--- WORK TO BE COMPLETED ---
Return the lines that follow, exactly as they appear, from the first through the one containing "(att) at (249,307)"; no pictures are to be included.

[begin MATERIAL]

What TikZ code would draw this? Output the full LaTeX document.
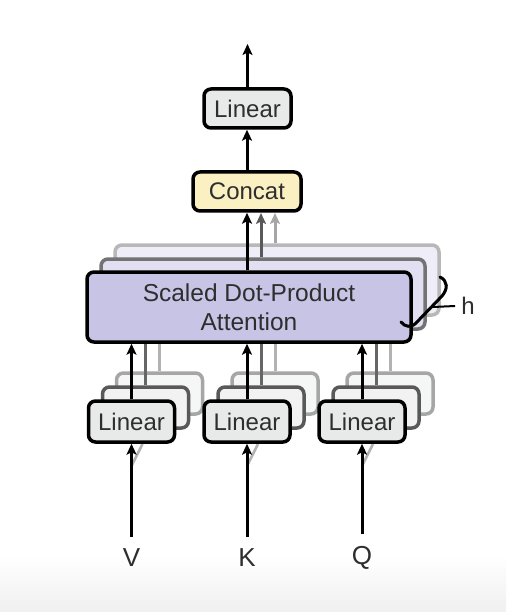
\documentclass[tikz,border=0pt]{standalone}
\usepackage{fontspec}
\setmainfont{Liberation Sans}
\usetikzlibrary{arrows.meta}
\definecolor{linfill}{HTML}{E7EAE8}
\definecolor{catfill}{HTML}{FBF0C2}
\definecolor{attfill}{HTML}{C8C4E6}
\definecolor{txt}{HTML}{2E2E2E}
\begin{document}
\begin{tikzpicture}[x=1pt,y=-1pt,
  box/.style={draw=black, line width=3.5pt, rounded corners=7pt, inner sep=0pt, text=txt, font=\fontsize{24}{27}\selectfont},
  linbox/.style={box, fill=linfill, minimum width=86pt, minimum height=41pt},
  linb1/.style={linbox, draw=black!65, fill=linfill!60},
  linb2/.style={linbox, draw=black!35, fill=linfill!40},
  attbox/.style={box, fill=attfill, minimum width=324pt, minimum height=70pt, align=center, font=\fontsize{24.5}{29}\selectfont},
  attb1/.style={attbox, draw=black!55, fill=attfill!55},
  attb2/.style={attbox, draw=black!28, fill=attfill!30},
  arr/.style={line width=3pt, -{Stealth[length=11pt,width=10pt,inset=2.5pt]}},
  garr1/.style={arr, draw=black!65},
  garr2/.style={arr, draw=black!35},
  gl1/.style={line width=3pt, draw=black!60},
  gl2/.style={line width=3pt, draw=black!30},
  lbl/.style={text=txt, font=\fontsize{26}{30}\selectfont, inner sep=0pt},
]
\useasboundingbox (0,0) rectangle (506,612);
\fill[white] (0,0) rectangle (506,612);
\shade[top color=white, bottom color=black!6] (0,555) rectangle (506,612);

% back layers of attention
\node[attb2] (attB2) at (277,280) {};
\node[attb1] (attB1) at (263,294) {};

% back layers of linear boxes
\foreach \n/\x in {V/131.5, K/247, Q/362}{
  \node[linb2] (lin\n B2) at (\x+28,393.5) {};
  \node[linb1] (lin\n B1) at (\x+14,407.5) {};
}

% ghost connectors
\draw[garr2] ([xshift=28pt]attB2.north -| 247,0) -- (275,213);
\draw[garr1] ([xshift=14pt]attB1.north -| 247,0) -- (261,213);

% main nodes
\node[box, fill=linfill, minimum width=87pt, minimum height=39pt] (linTop) at (247.5,108.5) {Linear};
\node[box, fill=catfill, minimum width=108pt, minimum height=39pt] (concat) at (247,191.5) {Concat};
\node[attbox] (att) at (249,307) {Scaled Dot-Product\\Attention};

\foreach \n/\x in {V/131.5, K/247, Q/362}{
  \draw[gl2] (lin\n B2.north) -- (lin\n B2.north |- att.south);
  \draw[gl1] (lin\n B1.north) -- (lin\n B1.north |- att.south);
  \draw[line width=2.5pt, draw=black!30] (\x,466) -- (\x+11,444);
  \node[linbox] (lin\n) at (\x,421.5) {Linear};
  \node[lbl] (in\n) at (\x,558) {\n};
  \draw[arr] (in\n.north) ++(0,-12) -- (lin\n.south);
  \draw[arr] (lin\n.north) -- (lin\n.north |- att.south);
}

% main connectors
\coordinate (out) at (247.5,44);
\draw[arr] (linTop.north) -- (out);
\draw[arr] (concat.north) -- (concat.north |- linTop.south);
\draw[arr] (att.north -| concat.south) -- (concat.south);

% h bracket
\draw[line width=3pt, line cap=round]
  (440,277) .. controls (448,281) and (448,289) .. (442,296)
  -- (416,323) .. controls (411,328) and (405,327) .. (401,322);
\node[lbl, font=\fontsize{24}{28}\selectfont] (h) at (468,306) {h};
\draw[line width=2pt] (433,307) -- ([xshift=-6pt]h.west);
\end{tikzpicture}
\end{document}
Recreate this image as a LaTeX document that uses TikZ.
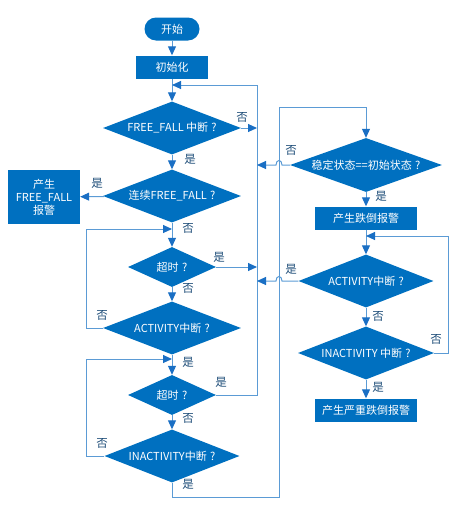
\documentclass[tikz,border=0pt]{standalone}
\usepackage{fontspec}
\setmainfont{Noto Sans CJK SC}
\usetikzlibrary{shapes.geometric, arrows.meta, positioning}
\definecolor{flowblue}{HTML}{0070C0}
\definecolor{linkblue}{HTML}{5B9BD5}
\definecolor{tipblue}{HTML}{1A6FC4}
\definecolor{labelblue}{HTML}{1F4E79}
\newcommand{\askmark}{\hspace{0.3em}?}
\tikzset{
  startstop/.style={rectangle, fill=flowblue, text=white, rounded corners=11.5pt,
                minimum width=55pt, minimum height=23pt, font=\fontsize{11}{12}\selectfont},
  block/.style={rectangle, fill=flowblue, text=white, align=center, inner sep=1pt,
                minimum width=72pt, minimum height=23pt, font=\fontsize{11}{13}\selectfont},
  decision/.style={diamond, fill=flowblue, text=white, inner sep=0pt, shape aspect=2.6,
                minimum width=138pt, minimum height=53pt, font=\fontsize{11}{12}\selectfont},
  smalldecision/.style={decision, shape aspect=2.2, minimum width=88pt, minimum height=40pt},
  arrow/.style={-{Triangle[length=9pt, width=8pt, color=tipblue]}, line width=1pt, draw=linkblue},
  label/.style={font=\fontsize{11.5}{12}\selectfont, text=labelblue, inner sep=0pt},
}
\begin{document}
\begin{tikzpicture}[x=1pt, y=-1pt]
  \useasboundingbox (0,0) rectangle (458,514);
  % left column
  \node[startstop] (start) at (172,29) {开始};
  \node[block] (init) at (172,67) {初始化};
  \node[decision] (ff) at (172,128) {FREE\_FALL 中断\askmark};
  \node[decision] (cff) at (172,196) {连续FREE\_FALL\askmark};
  \node[block, minimum height=54pt] (ffalarm) at (44,197) {产生\\FREE\_FALL\\报警};
  \node[smalldecision] (tmo1) at (172,267) {超时\askmark};
  \node[decision] (act) at (172,328) {ACTIVITY中断\askmark};
  \node[smalldecision] (tmo2) at (172,395) {超时\askmark};
  \node[decision, minimum width=135pt] (inact) at (172,456) {INACTIVITY中断\askmark};
  % right column
  \node[decision, shape aspect=2.8, minimum width=152pt, minimum height=54pt] (stable) at (366,165) {稳定状态==初始状态\askmark};
  \node[block, minimum width=102pt] (fall) at (366,218) {产生跌倒报警};
  \node[decision, minimum width=135pt] (ract) at (366,281) {ACTIVITY中断\askmark};
  \node[decision, minimum width=136pt] (rinact) at (366,353) {INACTIVITY 中断\askmark};
  \node[block, minimum width=102pt] (severe) at (366,410) {产生严重跌倒报警};
  % turning points
  \coordinate (busTop) at (257,85);
  \coordinate (busBot) at (257,395);
  \coordinate (loopA) at (86,229);
  \coordinate (loopB) at (86,359);
  \coordinate (riseBot) at (279,497);
  \coordinate (riseTop) at (279,107);
  \coordinate (loopC) at (448,236);
  % main flow
  \draw[arrow] (start) -- (init);
  \draw[arrow] (init) -- (ff);
  \draw[arrow] (ff) -- (cff);
  \draw[arrow] (cff) -- (ffalarm);
  \draw[arrow] (cff) -- (tmo1);
  \draw[arrow] (tmo1) -- (act);
  \draw[arrow] (act) -- (tmo2);
  \draw[arrow] (tmo2) -- (inact);
  \draw[arrow] (stable) -- (fall);
  \draw[arrow] (fall) -- (ract);
  \draw[arrow] (ract) -- (rinact);
  \draw[arrow] (rinact) -- (severe);
  % back to FREE_FALL
  \draw[arrow] (ff.east) -- (ff.east -| busTop);
  \draw[arrow] (tmo1.east) -- (tmo1.east -| busTop);
  \draw[arrow] (tmo2.east) -- (busBot) -- (busTop) -- (busTop -| init);
  % left loops
  \draw[arrow] (act.west) -- (act.west -| loopA) -- (loopA) -- (loopA -| cff);
  \draw[arrow] (inact.west) -- (inact.west -| loopB) -- (loopB) -- (loopB -| tmo2);
  % to right column
  \draw[arrow] (inact.south) -- (inact.south |- riseBot) -- (riseBot) -- (riseTop) -- (riseTop -| stable) -- (stable.north);
  \draw[arrow] (stable.west) -- ([xshift=3pt]stable.west -| riseTop)
    .. controls +(0,-6) and +(0,-6) .. ([xshift=-3pt]stable.west -| riseTop) -- (stable.west -| busTop);
  \draw[arrow] (ract.west) -- ([xshift=3pt]ract.west -| riseTop)
    .. controls +(0,-6) and +(0,-6) .. ([xshift=-3pt]ract.west -| riseTop) -- (ract.west -| busTop);
  \draw[arrow] (rinact.east) -- (rinact.east -| loopC) -- (loopC) -- (loopC -| fall);
  % labels
  \node[label] (ffno) at (242,117) {否};
  \node[label] (ffyes) at (190,159) {是};
  \node[label] (cffyes) at (97,183) {是};
  \node[label] (cffno) at (188,228) {否};
  \node[label] (tmo1yes) at (219,257) {是};
  \node[label] (tmo1no) at (188,288) {否};
  \node[label] (actno) at (102,315) {否};
  \node[label] (actyes) at (188,362) {是};
  \node[label] (tmo2yes) at (221,382) {是};
  \node[label] (tmo2no) at (188,418) {否};
  \node[label] (inactno) at (102,443) {否};
  \node[label] (inactyes) at (188,484) {是};
  \node[label] (stableno) at (291,150) {否};
  \node[label] (stableyes) at (381,196) {是};
  \node[label] (ractyes) at (291,269) {是};
  \node[label] (ractno) at (378,316) {否};
  \node[label] (rinactno) at (436,339) {否};
  \node[label] (rinactyes) at (378,387) {是};
\end{tikzpicture}
\end{document}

[end MATERIAL]

--- SOLVED PROBLEM ---
What TikZ code would draw this? Output the full LaTeX document.
\documentclass[tikz,border=0pt]{standalone}
\usepackage{fontspec}
\setmainfont{Liberation Sans}
\usetikzlibrary{arrows.meta}
\definecolor{linfill}{HTML}{E7EAE8}
\definecolor{catfill}{HTML}{FBF0C2}
\definecolor{attfill}{HTML}{C8C4E6}
\definecolor{txt}{HTML}{2E2E2E}
\begin{document}
\begin{tikzpicture}[x=1pt,y=-1pt,
  box/.style={draw=black, line width=3.5pt, rounded corners=7pt, inner sep=0pt, text=txt, font=\fontsize{24}{27}\selectfont},
  linbox/.style={box, fill=linfill, minimum width=86pt, minimum height=41pt},
  linb1/.style={linbox, draw=black!65, fill=linfill!60},
  linb2/.style={linbox, draw=black!35, fill=linfill!40},
  attbox/.style={box, fill=attfill, minimum width=324pt, minimum height=70pt, align=center, font=\fontsize{24.5}{29}\selectfont},
  attb1/.style={attbox, draw=black!55, fill=attfill!55},
  attb2/.style={attbox, draw=black!28, fill=attfill!30},
  arr/.style={line width=3pt, -{Stealth[length=11pt,width=10pt,inset=2.5pt]}},
  garr1/.style={arr, draw=black!65},
  garr2/.style={arr, draw=black!35},
  gl1/.style={line width=3pt, draw=black!60},
  gl2/.style={line width=3pt, draw=black!30},
  lbl/.style={text=txt, font=\fontsize{26}{30}\selectfont, inner sep=0pt},
]
\useasboundingbox (0,0) rectangle (506,612);
\fill[white] (0,0) rectangle (506,612);
\shade[top color=white, bottom color=black!6] (0,555) rectangle (506,612);

% back layers of attention
\node[attb2] (attB2) at (277,280) {};
\node[attb1] (attB1) at (263,294) {};

% back layers of linear boxes
\foreach \n/\x in {V/131.5, K/247, Q/362}{
  \node[linb2] (lin\n B2) at (\x+28,393.5) {};
  \node[linb1] (lin\n B1) at (\x+14,407.5) {};
}

% ghost connectors
\draw[garr2] ([xshift=28pt]attB2.north -| 247,0) -- (275,213);
\draw[garr1] ([xshift=14pt]attB1.north -| 247,0) -- (261,213);

% main nodes
\node[box, fill=linfill, minimum width=87pt, minimum height=39pt] (linTop) at (247.5,108.5) {Linear};
\node[box, fill=catfill, minimum width=108pt, minimum height=39pt] (concat) at (247,191.5) {Concat};
\node[attbox] (att) at (249,307) {Scaled Dot-Product\\Attention};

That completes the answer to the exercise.